Let us consider x and y are two required numbers.
Given sum of two numbers as 48
$ \Rightarrow x + y = 48 \to (1)$
And also given that product of two numbers as 432
$ \Rightarrow xy = 432 \to (2)$
From equation (2) we can write
$ \Rightarrow y = \dfrac{{432}}{x} \to (3)$
Now on substituting y value in equation (1) we get
$\
   \Rightarrow x + \dfrac{{432}}{x} = 48 \\
   \Rightarrow {x^2} + 432 = 48x \\
   \Rightarrow {x^2} - 48x + 432 = 0 \\
   \Rightarrow {x^2} - 36x - 12x + 432 = 0 \\
   \Rightarrow x(x - 36) - 12(x - 36) = 0 \\
   \Rightarrow (x - 36)(x - 12) = 0 \\
   \Rightarrow x = 36,12 \\
\ $
Now to get y value let us substitute x value in equation (3)

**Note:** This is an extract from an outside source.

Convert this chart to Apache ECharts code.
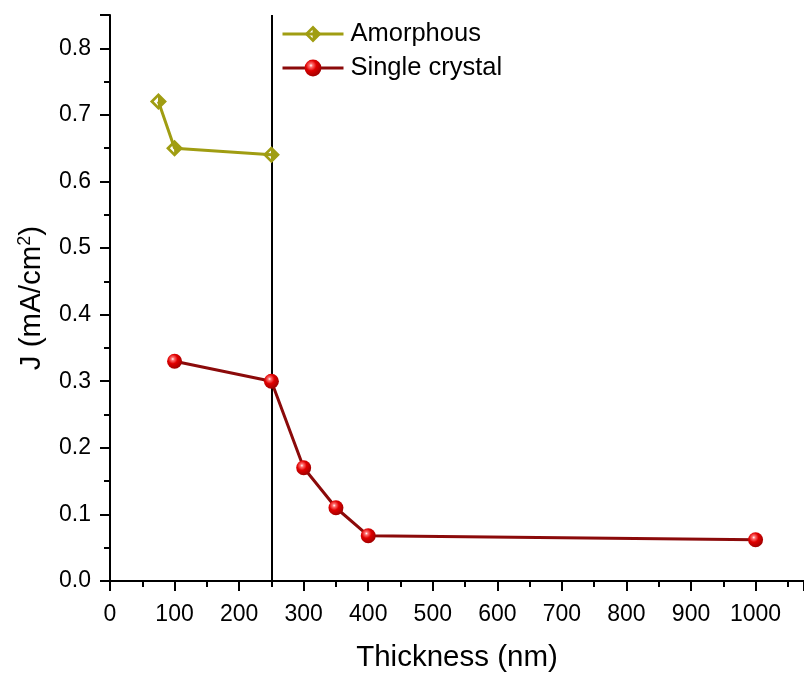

If x=36, $y = \dfrac{{432}}{{36}} = 12$
If x=12, $y = \dfrac{{432}}{{12}} = 36$

Here if we put x=36 we get y=12 and if x=12 then y=36
Therefore we got both x, y values.

Note: Here we have considered two numbers as x and y and applied the given conditions. Later we have substituted x value in one condition to get y value (we can substitute if any of required condition) And on further simplification we get x, y values. Concentrate on factorization of the equation to get proper values.